M. Laitman: Yes, of course you did because there is the copy of it in the ego. With spiritual brothers there is unity, love, brotherly love. What you’re saying is right; in our world it’s a replica of spirituality in corporeality, so you have the unfounded hatred, which is the opposite.

Moderator: Now what is the difference between brothers and sisters?

M. Laitman: The whole of reality is divided into male and female parts. The male part corrects the right side of reality and the female part corrects the left side of realty called Nukvah (female). In the Torah, when it says At, it implies female and next to it there is always male part.

Question: What are grandfather and grandmother?

M. Laitman: It’s Israel, Saba ve Tvuna (Israel, Grandfather and Sagacity) when we have this special Partzuf in the world of Atzilut.
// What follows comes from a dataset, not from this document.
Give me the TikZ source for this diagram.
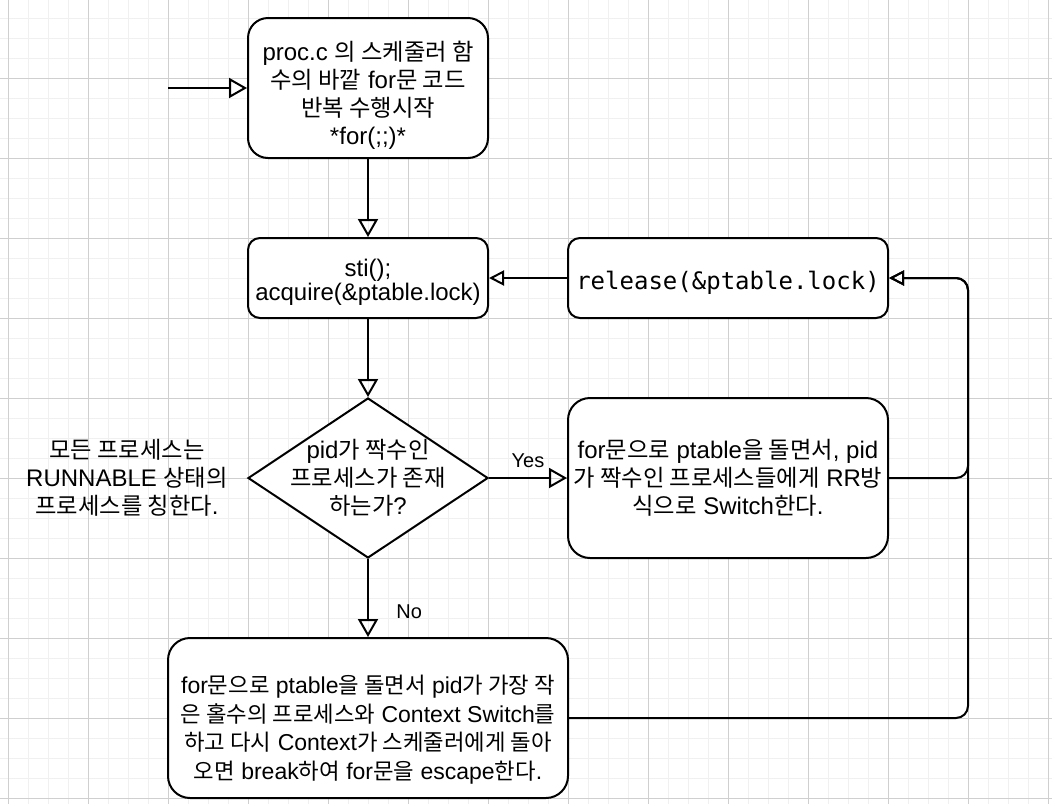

Moderator: Can you explain why everyone likes grandfathers and grandmothers? In our world they are always good. There are always problems with mother and father and the grandparents always give you presents, etc.

M. Laitman: In spirituality you need them in order to see the continuity of the generation. If you only knew about a mother and father, you would miss it. With animals it is so; however, with man it isn’t, because man has to see the perspective, the continuity forward and backwards, more than one generation. We need to know that there is a future, that there are higher ones and lower ones, before us and ahead of us. Therefore, we can feel our grandparents, grandchildren, and that give us a succession that animals don’t have, because they don’t need that development.

Question: Where does the word ‘Kabbalah’ come from?

M. Laitman: Kabbalah mean Lekabel,” which is “to receive,” to know how to receive the revelation of Godliness, the best things He created for us, as “Good that doeth good,” fulfilling us unboundedly, infinitely, and how to be fulfilled infinitely. This is the wisdom of Kabbalah. Kabbalah also comes from the word tradition, to receive it as a tradition, because it is conveyed from one generation to another, until our generation, and we will have to realize it, implement it and then the whole world will join it.